多年以來,每一個弗吉尼亞号上的乘客在睡眼惺忪之時,總會夢回那個濃霧彌漫的早晨,自由女神像出現的那一幕,人們對着自由女神像歡呼,但當船進一步靠近,鋼鐵和混凝土構成的都市才顯露在人們面前。

可以說當時的美國象征的是一種夢想中的生活願景,每個人都帶着各自的幻想踏上這片土地,支撐他們在新大陸上的恰恰是未知的前方中極其具體分已知的幻想畫面,吸引人們冒險的并不是新鮮感而是對于确定性未來的投機行為。電影中麥克斯有一個問題,1900從未下過船,為什麼能對岸上的東西看上去了如指掌,并且總能看到岸上的人發現不了的東西。1900從對各種乘客的觀察,或是報紙電話等二手的信息裡獲得了關于岸上碎片化的點滴。有趣的是,觀衆之所以贊歎1900的音樂,恰恰是因為他們身上的一鱗半爪給了1900關于世界的拼圖,而乘客在下船後注定要獻祭掉的即是他們身上對于新世界天馬行空的想象。
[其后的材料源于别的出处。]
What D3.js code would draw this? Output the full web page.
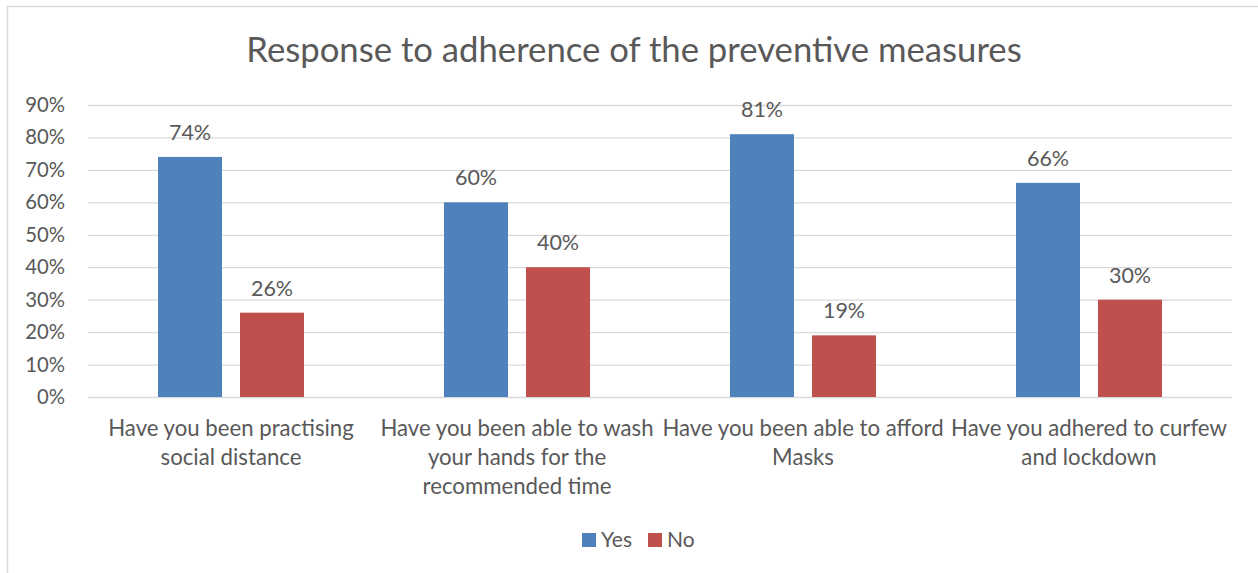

他們走在上千條街道上,卻忘了來時的目的地,可以說驅使他們上船的,真正意義上的美國,也就是1900那個年代的dreamland也就僅存在于弗吉尼亞号的每一次旅程上,真正的夢想也僅僅是在一次次的折返當中,一旦靠岸就會像人群一樣一哄而散。